> _Stated exercise_
Below are records. Count every line containing the word "code" and give the number alone.

[Data entries]
----------
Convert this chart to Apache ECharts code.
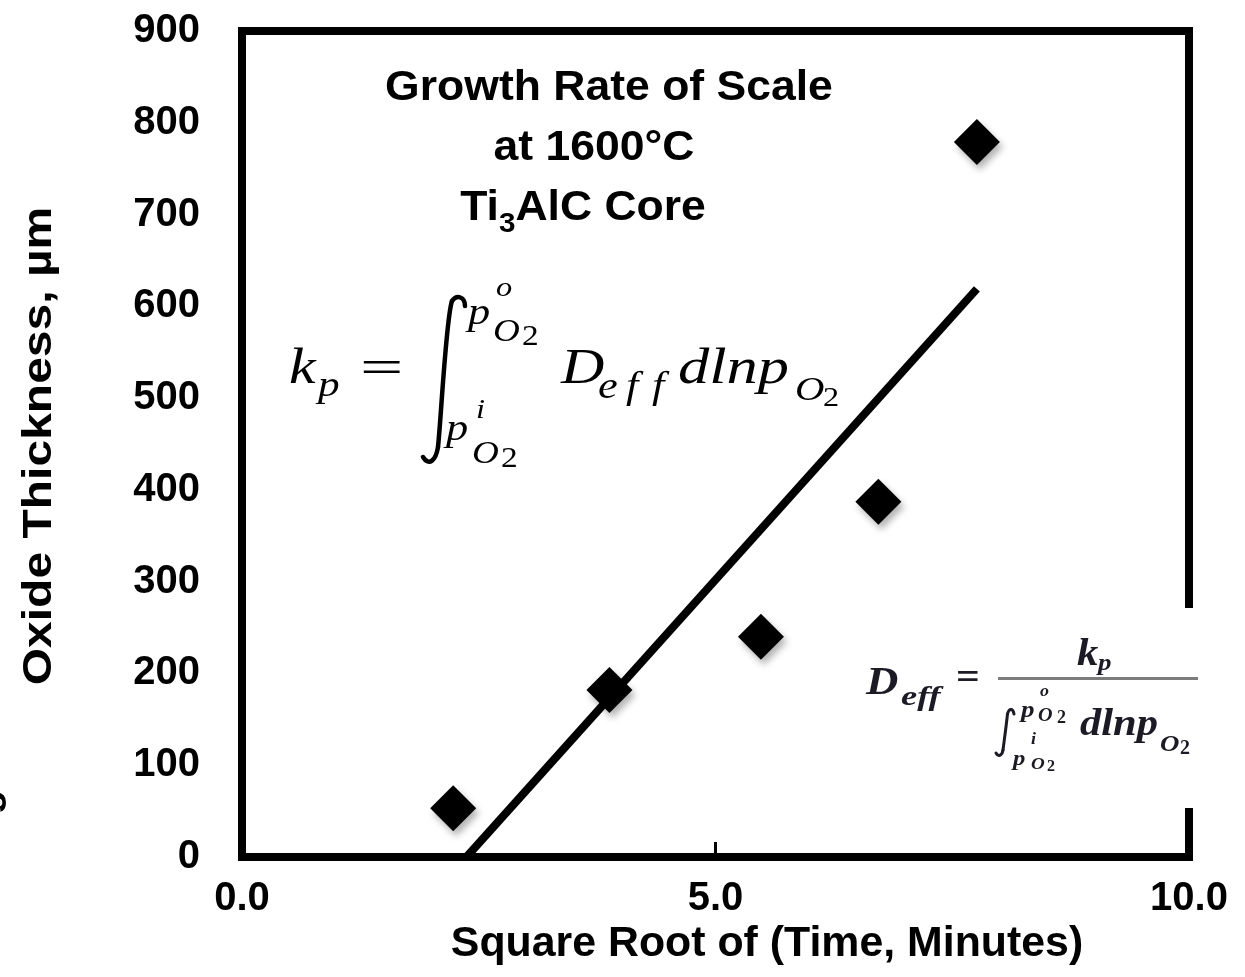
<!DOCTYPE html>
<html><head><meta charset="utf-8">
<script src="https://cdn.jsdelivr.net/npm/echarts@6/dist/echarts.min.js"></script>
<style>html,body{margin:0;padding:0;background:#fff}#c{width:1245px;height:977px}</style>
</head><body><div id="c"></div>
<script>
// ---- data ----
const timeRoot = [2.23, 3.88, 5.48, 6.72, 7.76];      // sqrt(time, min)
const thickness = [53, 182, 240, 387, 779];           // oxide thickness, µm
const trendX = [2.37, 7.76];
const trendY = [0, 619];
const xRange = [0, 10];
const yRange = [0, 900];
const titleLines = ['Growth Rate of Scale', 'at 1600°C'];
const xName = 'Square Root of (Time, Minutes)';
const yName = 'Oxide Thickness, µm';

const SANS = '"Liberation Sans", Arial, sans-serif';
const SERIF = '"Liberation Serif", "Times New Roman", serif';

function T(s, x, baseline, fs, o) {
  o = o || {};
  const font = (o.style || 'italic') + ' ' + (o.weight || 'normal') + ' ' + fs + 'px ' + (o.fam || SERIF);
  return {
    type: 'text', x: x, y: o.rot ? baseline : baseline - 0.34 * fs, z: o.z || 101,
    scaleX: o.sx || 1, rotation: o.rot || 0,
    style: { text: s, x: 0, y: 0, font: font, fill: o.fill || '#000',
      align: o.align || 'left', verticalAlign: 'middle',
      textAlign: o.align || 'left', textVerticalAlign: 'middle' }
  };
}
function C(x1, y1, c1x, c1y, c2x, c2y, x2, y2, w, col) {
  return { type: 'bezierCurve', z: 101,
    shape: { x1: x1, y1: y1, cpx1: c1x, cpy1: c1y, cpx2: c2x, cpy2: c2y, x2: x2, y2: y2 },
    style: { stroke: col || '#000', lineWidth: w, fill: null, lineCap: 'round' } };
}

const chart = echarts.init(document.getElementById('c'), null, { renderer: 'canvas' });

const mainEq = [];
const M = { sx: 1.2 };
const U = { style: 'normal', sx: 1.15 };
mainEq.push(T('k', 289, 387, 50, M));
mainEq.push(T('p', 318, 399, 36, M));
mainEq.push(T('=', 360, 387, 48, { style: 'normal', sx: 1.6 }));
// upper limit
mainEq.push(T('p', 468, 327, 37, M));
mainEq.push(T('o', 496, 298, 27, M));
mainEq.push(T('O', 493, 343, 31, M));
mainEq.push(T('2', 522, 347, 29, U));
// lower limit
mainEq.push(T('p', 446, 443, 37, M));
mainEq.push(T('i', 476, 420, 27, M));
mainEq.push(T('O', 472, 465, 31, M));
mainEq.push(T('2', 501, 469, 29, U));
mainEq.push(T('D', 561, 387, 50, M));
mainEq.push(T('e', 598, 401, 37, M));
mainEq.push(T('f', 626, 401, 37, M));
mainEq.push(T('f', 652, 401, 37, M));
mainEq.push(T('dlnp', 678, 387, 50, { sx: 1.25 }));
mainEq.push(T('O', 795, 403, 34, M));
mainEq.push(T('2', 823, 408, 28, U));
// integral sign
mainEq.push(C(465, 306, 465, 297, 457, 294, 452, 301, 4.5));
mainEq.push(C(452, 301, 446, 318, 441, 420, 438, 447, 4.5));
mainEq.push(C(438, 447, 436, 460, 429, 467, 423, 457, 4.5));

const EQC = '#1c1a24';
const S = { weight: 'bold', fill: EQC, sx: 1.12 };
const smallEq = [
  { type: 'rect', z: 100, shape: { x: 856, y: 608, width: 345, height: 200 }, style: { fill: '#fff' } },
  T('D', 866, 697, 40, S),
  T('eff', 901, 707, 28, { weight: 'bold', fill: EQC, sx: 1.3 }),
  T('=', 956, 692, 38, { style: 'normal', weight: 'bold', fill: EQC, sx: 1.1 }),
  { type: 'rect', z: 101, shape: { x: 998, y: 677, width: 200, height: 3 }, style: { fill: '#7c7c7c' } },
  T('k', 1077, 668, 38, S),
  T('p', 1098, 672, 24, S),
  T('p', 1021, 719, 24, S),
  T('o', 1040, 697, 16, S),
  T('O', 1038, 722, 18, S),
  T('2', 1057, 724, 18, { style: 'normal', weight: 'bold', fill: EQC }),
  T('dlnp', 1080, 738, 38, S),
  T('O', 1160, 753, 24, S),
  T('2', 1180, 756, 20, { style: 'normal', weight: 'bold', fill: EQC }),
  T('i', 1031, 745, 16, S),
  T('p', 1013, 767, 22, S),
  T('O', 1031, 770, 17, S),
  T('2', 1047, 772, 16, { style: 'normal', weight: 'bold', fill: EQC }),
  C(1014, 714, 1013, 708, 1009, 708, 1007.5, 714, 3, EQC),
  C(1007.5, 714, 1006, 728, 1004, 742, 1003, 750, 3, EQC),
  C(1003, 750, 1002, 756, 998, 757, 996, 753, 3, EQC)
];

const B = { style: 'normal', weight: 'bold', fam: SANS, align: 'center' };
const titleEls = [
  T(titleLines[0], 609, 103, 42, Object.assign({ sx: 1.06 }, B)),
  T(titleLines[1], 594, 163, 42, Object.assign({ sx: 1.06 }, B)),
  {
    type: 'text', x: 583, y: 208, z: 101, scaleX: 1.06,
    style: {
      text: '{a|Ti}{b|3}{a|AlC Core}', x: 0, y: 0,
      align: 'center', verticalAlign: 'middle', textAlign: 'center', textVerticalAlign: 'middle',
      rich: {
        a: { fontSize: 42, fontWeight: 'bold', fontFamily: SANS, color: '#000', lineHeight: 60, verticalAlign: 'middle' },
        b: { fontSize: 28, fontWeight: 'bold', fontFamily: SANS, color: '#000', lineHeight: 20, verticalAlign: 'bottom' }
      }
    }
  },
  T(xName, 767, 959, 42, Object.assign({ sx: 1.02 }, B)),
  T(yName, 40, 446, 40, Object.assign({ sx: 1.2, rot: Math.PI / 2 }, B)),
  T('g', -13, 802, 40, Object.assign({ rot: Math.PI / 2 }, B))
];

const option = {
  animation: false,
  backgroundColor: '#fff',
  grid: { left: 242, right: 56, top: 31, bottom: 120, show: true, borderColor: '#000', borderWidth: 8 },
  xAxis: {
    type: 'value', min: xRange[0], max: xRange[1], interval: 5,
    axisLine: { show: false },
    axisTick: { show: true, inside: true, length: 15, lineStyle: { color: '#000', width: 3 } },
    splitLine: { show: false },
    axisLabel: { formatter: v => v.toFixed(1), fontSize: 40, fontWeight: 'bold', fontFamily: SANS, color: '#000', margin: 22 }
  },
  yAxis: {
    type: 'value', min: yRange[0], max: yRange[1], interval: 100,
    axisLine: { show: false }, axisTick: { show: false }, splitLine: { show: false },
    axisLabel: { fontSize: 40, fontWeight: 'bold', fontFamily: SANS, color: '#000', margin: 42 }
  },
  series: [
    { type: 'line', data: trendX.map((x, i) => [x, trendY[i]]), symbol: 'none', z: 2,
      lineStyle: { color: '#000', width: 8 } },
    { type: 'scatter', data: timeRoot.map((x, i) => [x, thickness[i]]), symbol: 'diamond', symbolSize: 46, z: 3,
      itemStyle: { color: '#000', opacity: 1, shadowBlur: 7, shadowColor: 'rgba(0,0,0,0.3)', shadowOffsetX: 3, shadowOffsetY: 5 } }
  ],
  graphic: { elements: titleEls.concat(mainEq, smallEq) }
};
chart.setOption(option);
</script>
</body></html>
----------
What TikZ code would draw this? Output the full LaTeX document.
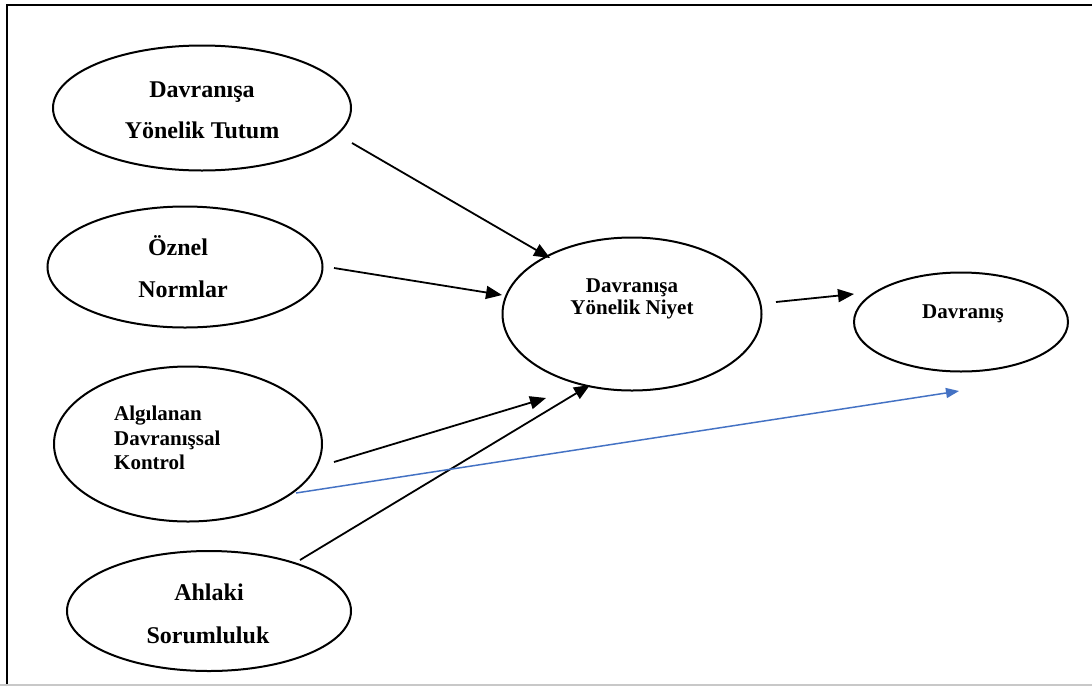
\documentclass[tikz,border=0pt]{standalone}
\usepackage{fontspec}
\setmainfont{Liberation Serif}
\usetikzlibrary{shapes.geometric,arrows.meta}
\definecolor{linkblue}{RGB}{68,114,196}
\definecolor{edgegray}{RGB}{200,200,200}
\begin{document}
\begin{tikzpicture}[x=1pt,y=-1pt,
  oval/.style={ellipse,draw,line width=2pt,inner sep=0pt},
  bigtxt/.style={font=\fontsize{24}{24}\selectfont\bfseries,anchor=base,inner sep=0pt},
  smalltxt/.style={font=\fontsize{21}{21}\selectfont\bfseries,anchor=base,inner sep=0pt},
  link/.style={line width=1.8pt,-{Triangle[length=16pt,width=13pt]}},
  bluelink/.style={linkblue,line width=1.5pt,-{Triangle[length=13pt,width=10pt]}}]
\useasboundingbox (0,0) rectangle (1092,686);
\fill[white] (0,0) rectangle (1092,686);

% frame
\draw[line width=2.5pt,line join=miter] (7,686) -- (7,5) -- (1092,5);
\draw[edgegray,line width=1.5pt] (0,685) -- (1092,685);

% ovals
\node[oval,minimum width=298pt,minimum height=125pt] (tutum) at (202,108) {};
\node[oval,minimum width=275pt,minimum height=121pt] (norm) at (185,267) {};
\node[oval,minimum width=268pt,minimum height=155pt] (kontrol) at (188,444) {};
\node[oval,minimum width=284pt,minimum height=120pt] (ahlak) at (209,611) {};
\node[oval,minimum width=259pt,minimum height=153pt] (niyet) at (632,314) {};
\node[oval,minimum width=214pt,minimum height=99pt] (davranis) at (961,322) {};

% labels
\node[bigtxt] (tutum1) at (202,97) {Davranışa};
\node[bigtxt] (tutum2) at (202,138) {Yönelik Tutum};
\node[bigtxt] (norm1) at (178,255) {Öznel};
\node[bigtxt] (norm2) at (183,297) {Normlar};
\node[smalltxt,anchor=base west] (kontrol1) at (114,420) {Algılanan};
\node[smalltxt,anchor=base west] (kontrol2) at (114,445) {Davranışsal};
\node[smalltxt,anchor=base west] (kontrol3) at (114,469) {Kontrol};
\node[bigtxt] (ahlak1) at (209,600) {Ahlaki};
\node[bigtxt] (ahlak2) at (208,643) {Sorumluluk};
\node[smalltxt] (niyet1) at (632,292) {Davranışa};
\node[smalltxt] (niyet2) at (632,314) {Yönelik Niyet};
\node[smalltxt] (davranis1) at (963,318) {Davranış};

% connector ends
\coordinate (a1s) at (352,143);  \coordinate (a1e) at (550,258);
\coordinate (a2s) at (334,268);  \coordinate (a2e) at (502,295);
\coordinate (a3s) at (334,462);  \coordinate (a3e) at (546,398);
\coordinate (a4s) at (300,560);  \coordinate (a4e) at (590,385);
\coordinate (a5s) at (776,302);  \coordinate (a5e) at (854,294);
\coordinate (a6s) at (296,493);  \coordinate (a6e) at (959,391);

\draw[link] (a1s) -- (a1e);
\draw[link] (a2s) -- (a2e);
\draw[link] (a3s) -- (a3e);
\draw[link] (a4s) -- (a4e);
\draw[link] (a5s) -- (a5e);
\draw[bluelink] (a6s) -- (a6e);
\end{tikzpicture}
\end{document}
----------
> _Correct output_
2